The theology program gives students a master’s of divinity degree. Students must have a three-year philosophy degree before entering the five-year theology program.

There are 56 students who live and study at the seminary. Their community is small and they maintain close relationships with their classmates and professors by congregating for breakfast, lunch and dinner every day.

Becoming a priest involves a heavy sacrifice that theology students are prepared to make.

“We are not going to be married,” Pietraszko says. “We have a saying that as priests we are not of the world but we are in the world and in order to serve we have to make sacrifices.”

“The biggest example or reason for wanting to become a priest is because I see how much my faith has given me and I want to be able to share that with other people so that they can come to the same happiness as I have,” says Francis Zambon, a second-year philosophy student at the seminary aspiring to enter the theology program.

King's seminary

“It is different for everyone. Ever since I was in Grade Two I had a desire to [be a priest] and I went through a lot of peer pressure to not be a priest in high school. It requires a lot of sacrifice, but it was truly [for] a love for the Church,” Pietraszko explains.

Visiting the seminary makes it clear theology students do not pray 24 hours a day. Their living area has a games room, weight room, and library.

“We do argue a lot over the dishes,” Pietraszko says.

“Even though we live an intense life of prayer we will still go to Christina’s pub for a drink. St. Patrick’s Day is when we get to bring out the Guinness!”

Pietraszko discussed some of the challenges theology students face by being different from the average Western student.

“We are not threatened by other people when it comes to moral questions.

“When [Dr. Henry] Morgentaler received an honorary degree we protested and Western allows us to show our concerns,” Pietraszko explains.

“But it would be nice to see more dialogue between Western and its religious affiliates. I certainly would not say we are angry or frustrated but we would like a better opportunity to discuss these issues in a philosophical way.”

Pietraszko also portrays acceptance of different types of people and the different choices they make.

For instance, he asserts theology students do not perceive different religions as wrong.

“I love any religious faith that tries to discern who God is. Catholicism does not condemn other religions and a major part of living together is developing a dialogue that pursues one truth not being contradictory to each other,” Pietraszko says.

“I have an uncle that is a Hindu so for me to think he is not going to Heaven is crazy,” Zambon says.

Reverend Michael Bechard, chaplain of the King’s University College adds, “People come to us who are Jewish, Muslim and other different Christian denominations.

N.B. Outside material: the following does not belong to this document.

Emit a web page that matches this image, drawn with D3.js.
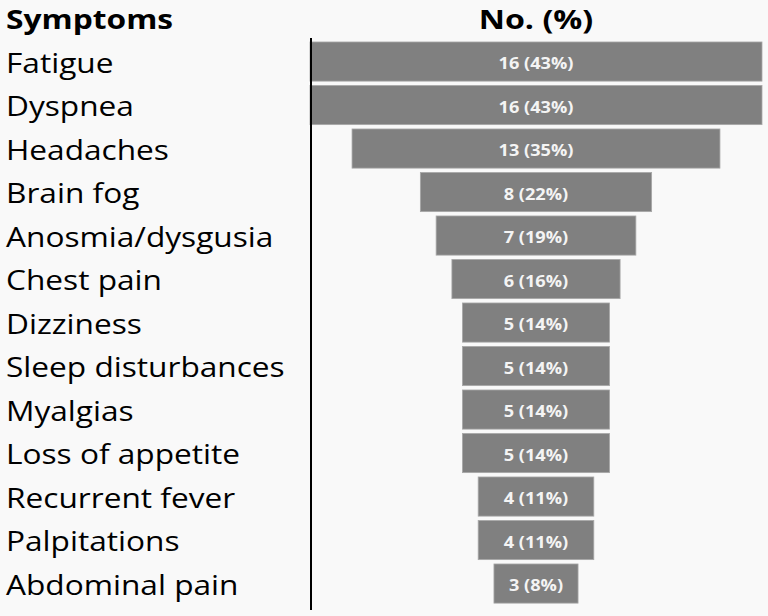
<!DOCTYPE html>
<html>
<head>
<meta charset="utf-8">
<script src="https://cdn.jsdelivr.net/npm/d3@7"></script>
<style>
  body { margin: 0; background: #f9f9f9; }
</style>
</head>
<body>
<div id="vis"></div>
<script>
const w = 768;
const h = 616;

const symptoms = ["Fatigue", "Dyspnea", "Headaches", "Brain fog", "Anosmia/dysgusia", "Chest pain",
    "Dizziness", "Sleep disturbances", "Myalgias", "Loss of appetite", "Recurrent fever",
    "Palpitations", "Abdominal pain"];
const counts = [16, 16, 13, 8, 7, 6, 5, 5, 5, 5, 4, 4, 3];
const percents = [43, 43, 35, 22, 19, 16, 14, 14, 14, 14, 11, 11, 8];

const font = "'Open Sans', sans-serif";
const center = 536;
const axisX = 311;

const svg = d3.select('#vis')
    .append('svg')
    .attr('width', w)
    .attr('height', h)
    .style('background', '#f9f9f9');

let yScale = d3.scaleBand()
    .domain(symptoms)
    .range([39.8, 605.3])
    .paddingInner(0.1)
    .paddingOuter(0.05);

// bar width proportional to percent, centred on one column
let wScale = d3.scaleLinear()
    .domain([0, 43])
    .range([0, 452]);

const rows = symptoms.map((s, i) => ({symptom: s, n: counts[i], pct: percents[i]}));

// the source text is a wide face, so stretch a bit horizontally
const place = (x, y, sx) => `translate(${x},${y}) scale(${sx},1)`;

// headers
svg.append('text')
    .attr('transform', place(6, 29, 1.22))
    .text('Symptoms')
    .attr('font-family', font)
    .attr('font-weight', 'bold')
    .attr('font-size', '26px')
    .attr('fill', '#000');

svg.append('text')
    .attr('transform', place(center, 29, 1.24))
    .attr('text-anchor', 'middle')
    .text('No. (%)')
    .attr('font-family', font)
    .attr('font-weight', 'bold')
    .attr('font-size', '26px')
    .attr('fill', '#000');

svg.selectAll('rect.bar')
    .data(rows)
    .join('rect')
    .attr('class', 'bar')
    .attr('x', d => center - wScale(d.pct) / 2)
    .attr('y', d => yScale(d.symptom))
    .attr('width', d => wScale(d.pct))
    .attr('height', yScale.bandwidth())
    .attr('fill', '#808080')
    .attr('stroke', '#a8a8a8')
    .attr('stroke-width', 0.8);

svg.selectAll('text.val')
    .data(rows)
    .join('text')
    .attr('class', 'val')
    .attr('transform', d => place(center, yScale(d.symptom) + yScale.bandwidth() / 2, 1.1))
    .attr('dy', '0.48em')
    .attr('text-anchor', 'middle')
    .text(d => d.n + ' (' + d.pct + '%)')
    .attr('font-family', font)
    .attr('font-weight', 'bold')
    .attr('font-size', '16.5px')
    .attr('fill', '#f4f4f4');

svg.selectAll('text.lab')
    .data(rows)
    .join('text')
    .attr('class', 'lab')
    .attr('transform', d => place(6, yScale(d.symptom) + yScale.bandwidth() / 2, 1.13))
    .attr('dy', '0.4em')
    .text(d => d.symptom)
    .attr('font-family', font)
    .attr('font-size', '28px')
    .attr('fill', '#000');

svg.append('line')
    .attr('x1', axisX)
    .attr('x2', axisX)
    .attr('y1', 38)
    .attr('y2', 610)
    .attr('stroke', '#000')
    .attr('stroke-width', 2);
</script>
</body>
</html>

It is not our job to make people Catholic, but to make people walk in their faith, we celebrate [the] diversity God has provided.”

There are many aspects of Western culture the more devoutly religious come into conflict with.

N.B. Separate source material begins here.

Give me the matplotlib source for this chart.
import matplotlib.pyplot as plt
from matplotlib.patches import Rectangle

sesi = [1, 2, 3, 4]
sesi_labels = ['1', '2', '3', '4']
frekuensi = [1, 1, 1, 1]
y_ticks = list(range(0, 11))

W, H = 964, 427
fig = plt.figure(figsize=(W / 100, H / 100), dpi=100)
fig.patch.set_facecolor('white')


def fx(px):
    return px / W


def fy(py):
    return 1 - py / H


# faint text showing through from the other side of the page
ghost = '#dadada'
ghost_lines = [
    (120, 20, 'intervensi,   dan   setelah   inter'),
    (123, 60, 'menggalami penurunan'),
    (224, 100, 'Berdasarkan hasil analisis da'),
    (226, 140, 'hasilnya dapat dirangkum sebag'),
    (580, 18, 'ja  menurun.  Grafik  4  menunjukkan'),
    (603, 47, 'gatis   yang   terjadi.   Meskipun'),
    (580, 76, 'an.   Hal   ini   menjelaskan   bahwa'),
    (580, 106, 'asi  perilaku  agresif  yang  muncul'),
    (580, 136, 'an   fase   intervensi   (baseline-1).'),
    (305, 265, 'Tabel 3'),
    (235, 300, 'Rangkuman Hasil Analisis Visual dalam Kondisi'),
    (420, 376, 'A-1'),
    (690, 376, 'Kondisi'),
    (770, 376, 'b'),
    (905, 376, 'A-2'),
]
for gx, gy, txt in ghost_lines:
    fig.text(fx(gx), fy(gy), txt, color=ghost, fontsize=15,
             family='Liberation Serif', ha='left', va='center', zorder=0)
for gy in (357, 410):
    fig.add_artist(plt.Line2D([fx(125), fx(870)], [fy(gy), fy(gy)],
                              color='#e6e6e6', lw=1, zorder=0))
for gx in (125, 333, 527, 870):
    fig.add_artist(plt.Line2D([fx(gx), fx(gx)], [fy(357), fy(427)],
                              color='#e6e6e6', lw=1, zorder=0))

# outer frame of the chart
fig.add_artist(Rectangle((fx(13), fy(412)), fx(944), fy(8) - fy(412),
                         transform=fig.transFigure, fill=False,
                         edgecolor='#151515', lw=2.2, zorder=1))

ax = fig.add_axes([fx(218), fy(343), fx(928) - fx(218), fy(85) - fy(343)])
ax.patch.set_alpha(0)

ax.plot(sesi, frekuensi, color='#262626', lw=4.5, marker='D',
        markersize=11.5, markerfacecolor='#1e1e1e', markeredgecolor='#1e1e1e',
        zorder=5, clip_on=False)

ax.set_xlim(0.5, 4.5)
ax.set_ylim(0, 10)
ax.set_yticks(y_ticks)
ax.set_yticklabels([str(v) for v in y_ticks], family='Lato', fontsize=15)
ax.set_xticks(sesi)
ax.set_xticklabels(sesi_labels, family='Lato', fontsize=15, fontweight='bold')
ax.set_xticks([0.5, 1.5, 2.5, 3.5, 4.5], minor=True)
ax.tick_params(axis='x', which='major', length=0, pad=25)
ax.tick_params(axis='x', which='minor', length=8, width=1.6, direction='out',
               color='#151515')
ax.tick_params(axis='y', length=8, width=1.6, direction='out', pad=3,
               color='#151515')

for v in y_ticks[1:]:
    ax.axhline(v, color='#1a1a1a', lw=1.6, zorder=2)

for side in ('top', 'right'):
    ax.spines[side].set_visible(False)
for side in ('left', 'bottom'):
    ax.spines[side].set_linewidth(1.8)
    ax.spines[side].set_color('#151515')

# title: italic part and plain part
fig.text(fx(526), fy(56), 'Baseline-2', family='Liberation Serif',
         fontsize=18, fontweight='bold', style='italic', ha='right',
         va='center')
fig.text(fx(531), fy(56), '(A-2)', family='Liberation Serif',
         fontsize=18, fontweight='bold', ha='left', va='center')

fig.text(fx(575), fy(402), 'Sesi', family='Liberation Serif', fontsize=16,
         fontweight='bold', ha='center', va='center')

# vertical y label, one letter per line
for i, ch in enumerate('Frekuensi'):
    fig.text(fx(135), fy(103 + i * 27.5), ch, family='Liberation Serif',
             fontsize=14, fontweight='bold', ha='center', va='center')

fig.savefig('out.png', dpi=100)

“I see the sincere struggle that is going on when they feel as though they do not fit in anymore because they found out something about themselves or something that has occurred in their life and they feel the pain of separation from their religion,” Sister Susan Glabb, counselor and spiritual director for the King’s campus community, says. “It is very hard to see a student so young feel that way.”

“I think people our age are looking for happiness and want to find fulfillment. There are all these things society tells them will make them happy, but some people say ‘hey, that’s not doing it for me,’” Zambon says.